* EXERCISE DIRECTIONS *
Give the data below again exactly as it stands. Omit the pictures.
>>
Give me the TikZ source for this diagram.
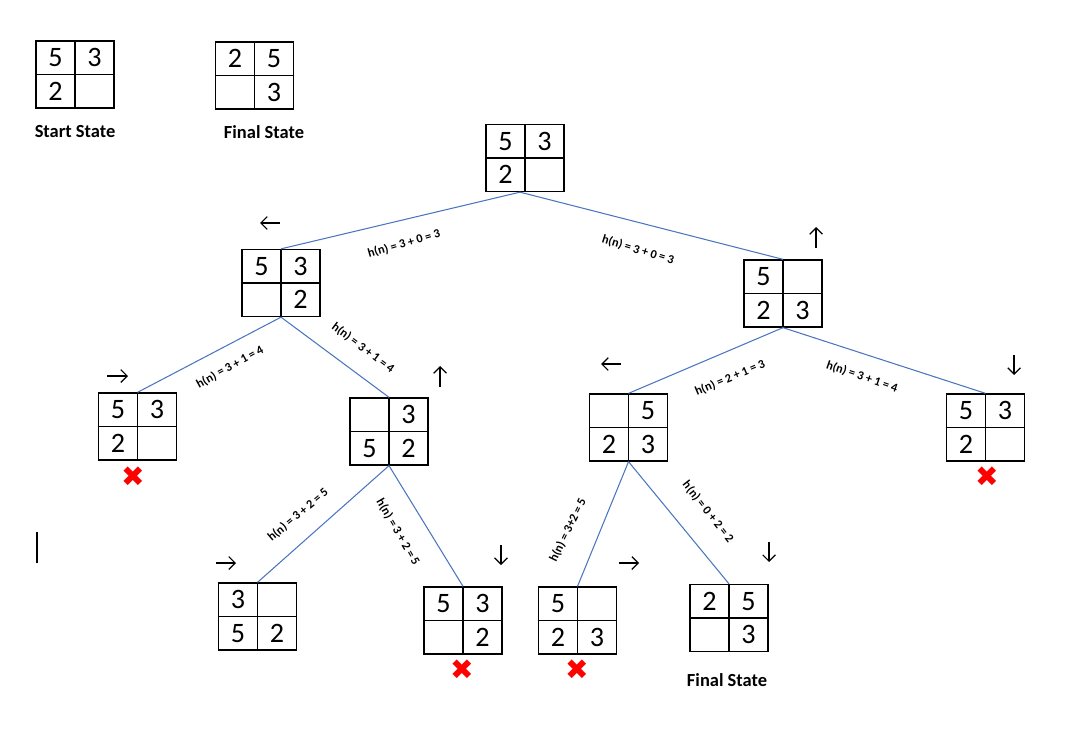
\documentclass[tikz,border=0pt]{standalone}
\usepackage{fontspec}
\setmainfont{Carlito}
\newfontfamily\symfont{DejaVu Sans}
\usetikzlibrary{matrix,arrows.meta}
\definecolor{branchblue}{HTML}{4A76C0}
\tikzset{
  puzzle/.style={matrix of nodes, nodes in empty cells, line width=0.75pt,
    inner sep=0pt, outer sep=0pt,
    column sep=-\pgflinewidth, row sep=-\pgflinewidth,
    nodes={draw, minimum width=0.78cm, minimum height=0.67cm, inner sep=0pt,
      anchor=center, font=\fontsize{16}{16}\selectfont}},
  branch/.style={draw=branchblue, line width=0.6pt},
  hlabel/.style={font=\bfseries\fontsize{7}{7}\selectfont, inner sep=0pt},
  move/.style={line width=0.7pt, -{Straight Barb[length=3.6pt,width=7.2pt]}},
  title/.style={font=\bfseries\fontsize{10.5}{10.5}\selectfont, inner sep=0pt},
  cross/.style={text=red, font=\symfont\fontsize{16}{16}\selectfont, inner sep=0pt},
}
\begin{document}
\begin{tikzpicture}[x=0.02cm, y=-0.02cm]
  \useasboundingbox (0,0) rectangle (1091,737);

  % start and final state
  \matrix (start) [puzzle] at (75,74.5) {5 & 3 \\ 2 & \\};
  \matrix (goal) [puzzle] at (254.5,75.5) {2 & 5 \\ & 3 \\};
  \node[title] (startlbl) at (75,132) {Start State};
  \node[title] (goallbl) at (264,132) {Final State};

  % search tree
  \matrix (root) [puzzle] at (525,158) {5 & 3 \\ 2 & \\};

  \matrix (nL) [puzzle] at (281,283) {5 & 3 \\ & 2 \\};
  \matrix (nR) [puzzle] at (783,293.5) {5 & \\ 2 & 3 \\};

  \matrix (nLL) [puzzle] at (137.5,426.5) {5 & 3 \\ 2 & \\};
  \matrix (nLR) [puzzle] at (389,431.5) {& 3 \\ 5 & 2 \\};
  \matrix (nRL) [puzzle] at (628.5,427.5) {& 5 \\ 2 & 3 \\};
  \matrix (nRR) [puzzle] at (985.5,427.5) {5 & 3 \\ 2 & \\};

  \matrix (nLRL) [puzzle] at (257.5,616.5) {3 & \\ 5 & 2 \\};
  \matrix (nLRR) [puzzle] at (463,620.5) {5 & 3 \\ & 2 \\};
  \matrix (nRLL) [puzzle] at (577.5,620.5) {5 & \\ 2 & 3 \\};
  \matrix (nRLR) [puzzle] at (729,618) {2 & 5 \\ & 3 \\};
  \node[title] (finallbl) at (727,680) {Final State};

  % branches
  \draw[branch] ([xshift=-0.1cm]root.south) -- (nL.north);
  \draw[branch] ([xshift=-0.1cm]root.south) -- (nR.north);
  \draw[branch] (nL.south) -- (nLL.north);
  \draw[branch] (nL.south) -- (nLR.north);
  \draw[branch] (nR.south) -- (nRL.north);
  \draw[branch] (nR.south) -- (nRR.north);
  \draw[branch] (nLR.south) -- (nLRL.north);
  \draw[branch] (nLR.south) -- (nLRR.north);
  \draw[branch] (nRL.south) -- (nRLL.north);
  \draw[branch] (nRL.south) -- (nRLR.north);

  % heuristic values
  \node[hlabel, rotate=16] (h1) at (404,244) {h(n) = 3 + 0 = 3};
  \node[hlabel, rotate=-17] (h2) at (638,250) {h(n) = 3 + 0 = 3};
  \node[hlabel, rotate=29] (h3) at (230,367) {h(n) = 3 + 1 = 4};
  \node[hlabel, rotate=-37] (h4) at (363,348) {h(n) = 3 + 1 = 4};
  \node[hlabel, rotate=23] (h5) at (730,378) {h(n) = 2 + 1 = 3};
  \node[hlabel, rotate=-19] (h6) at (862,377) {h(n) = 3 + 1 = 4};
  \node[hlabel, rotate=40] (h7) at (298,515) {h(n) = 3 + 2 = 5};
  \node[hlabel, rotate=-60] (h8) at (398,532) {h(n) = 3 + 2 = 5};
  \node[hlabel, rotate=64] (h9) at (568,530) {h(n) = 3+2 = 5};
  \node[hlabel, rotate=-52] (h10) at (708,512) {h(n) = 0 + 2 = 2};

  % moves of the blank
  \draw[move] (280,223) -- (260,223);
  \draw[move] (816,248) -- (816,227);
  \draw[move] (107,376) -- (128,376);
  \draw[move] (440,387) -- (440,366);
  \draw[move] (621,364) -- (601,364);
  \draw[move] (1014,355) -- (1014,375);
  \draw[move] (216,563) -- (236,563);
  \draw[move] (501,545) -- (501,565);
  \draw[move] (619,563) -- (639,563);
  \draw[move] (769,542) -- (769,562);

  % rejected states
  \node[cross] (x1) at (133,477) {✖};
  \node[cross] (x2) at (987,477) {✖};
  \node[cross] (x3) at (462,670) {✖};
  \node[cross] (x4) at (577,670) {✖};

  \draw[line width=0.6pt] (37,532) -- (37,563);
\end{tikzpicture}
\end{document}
<<
* THE OUTPUT *
Give me the TikZ source for this diagram.
\documentclass[tikz,border=0pt]{standalone}
\usepackage{fontspec}
\setmainfont{Carlito}
\newfontfamily\symfont{DejaVu Sans}
\usetikzlibrary{matrix,arrows.meta}
\definecolor{branchblue}{HTML}{4A76C0}
\tikzset{
  puzzle/.style={matrix of nodes, nodes in empty cells, line width=0.75pt,
    inner sep=0pt, outer sep=0pt,
    column sep=-\pgflinewidth, row sep=-\pgflinewidth,
    nodes={draw, minimum width=0.78cm, minimum height=0.67cm, inner sep=0pt,
      anchor=center, font=\fontsize{16}{16}\selectfont}},
  branch/.style={draw=branchblue, line width=0.6pt},
  hlabel/.style={font=\bfseries\fontsize{7}{7}\selectfont, inner sep=0pt},
  move/.style={line width=0.7pt, -{Straight Barb[length=3.6pt,width=7.2pt]}},
  title/.style={font=\bfseries\fontsize{10.5}{10.5}\selectfont, inner sep=0pt},
  cross/.style={text=red, font=\symfont\fontsize{16}{16}\selectfont, inner sep=0pt},
}
\begin{document}
\begin{tikzpicture}[x=0.02cm, y=-0.02cm]
  \useasboundingbox (0,0) rectangle (1091,737);

  % start and final state
  \matrix (start) [puzzle] at (75,74.5) {5 & 3 \\ 2 & \\};
  \matrix (goal) [puzzle] at (254.5,75.5) {2 & 5 \\ & 3 \\};
  \node[title] (startlbl) at (75,132) {Start State};
  \node[title] (goallbl) at (264,132) {Final State};

  % search tree
  \matrix (root) [puzzle] at (525,158) {5 & 3 \\ 2 & \\};

  \matrix (nL) [puzzle] at (281,283) {5 & 3 \\ & 2 \\};
  \matrix (nR) [puzzle] at (783,293.5) {5 & \\ 2 & 3 \\};

  \matrix (nLL) [puzzle] at (137.5,426.5) {5 & 3 \\ 2 & \\};
  \matrix (nLR) [puzzle] at (389,431.5) {& 3 \\ 5 & 2 \\};
  \matrix (nRL) [puzzle] at (628.5,427.5) {& 5 \\ 2 & 3 \\};
  \matrix (nRR) [puzzle] at (985.5,427.5) {5 & 3 \\ 2 & \\};

  \matrix (nLRL) [puzzle] at (257.5,616.5) {3 & \\ 5 & 2 \\};
  \matrix (nLRR) [puzzle] at (463,620.5) {5 & 3 \\ & 2 \\};
  \matrix (nRLL) [puzzle] at (577.5,620.5) {5 & \\ 2 & 3 \\};
  \matrix (nRLR) [puzzle] at (729,618) {2 & 5 \\ & 3 \\};
  \node[title] (finallbl) at (727,680) {Final State};

  % branches
  \draw[branch] ([xshift=-0.1cm]root.south) -- (nL.north);
  \draw[branch] ([xshift=-0.1cm]root.south) -- (nR.north);
  \draw[branch] (nL.south) -- (nLL.north);
  \draw[branch] (nL.south) -- (nLR.north);
  \draw[branch] (nR.south) -- (nRL.north);
  \draw[branch] (nR.south) -- (nRR.north);
  \draw[branch] (nLR.south) -- (nLRL.north);
  \draw[branch] (nLR.south) -- (nLRR.north);
  \draw[branch] (nRL.south) -- (nRLL.north);
  \draw[branch] (nRL.south) -- (nRLR.north);

  % heuristic values
  \node[hlabel, rotate=16] (h1) at (404,244) {h(n) = 3 + 0 = 3};
  \node[hlabel, rotate=-17] (h2) at (638,250) {h(n) = 3 + 0 = 3};
  \node[hlabel, rotate=29] (h3) at (230,367) {h(n) = 3 + 1 = 4};
  \node[hlabel, rotate=-37] (h4) at (363,348) {h(n) = 3 + 1 = 4};
  \node[hlabel, rotate=23] (h5) at (730,378) {h(n) = 2 + 1 = 3};
  \node[hlabel, rotate=-19] (h6) at (862,377) {h(n) = 3 + 1 = 4};
  \node[hlabel, rotate=40] (h7) at (298,515) {h(n) = 3 + 2 = 5};
  \node[hlabel, rotate=-60] (h8) at (398,532) {h(n) = 3 + 2 = 5};
  \node[hlabel, rotate=64] (h9) at (568,530) {h(n) = 3+2 = 5};
  \node[hlabel, rotate=-52] (h10) at (708,512) {h(n) = 0 + 2 = 2};

  % moves of the blank
  \draw[move] (280,223) -- (260,223);
  \draw[move] (816,248) -- (816,227);
  \draw[move] (107,376) -- (128,376);
  \draw[move] (440,387) -- (440,366);
  \draw[move] (621,364) -- (601,364);
  \draw[move] (1014,355) -- (1014,375);
  \draw[move] (216,563) -- (236,563);
  \draw[move] (501,545) -- (501,565);
  \draw[move] (619,563) -- (639,563);
  \draw[move] (769,542) -- (769,562);

  % rejected states
  \node[cross] (x1) at (133,477) {✖};
  \node[cross] (x2) at (987,477) {✖};
  \node[cross] (x3) at (462,670) {✖};
  \node[cross] (x4) at (577,670) {✖};

  \draw[line width=0.6pt] (37,532) -- (37,563);
\end{tikzpicture}
\end{document}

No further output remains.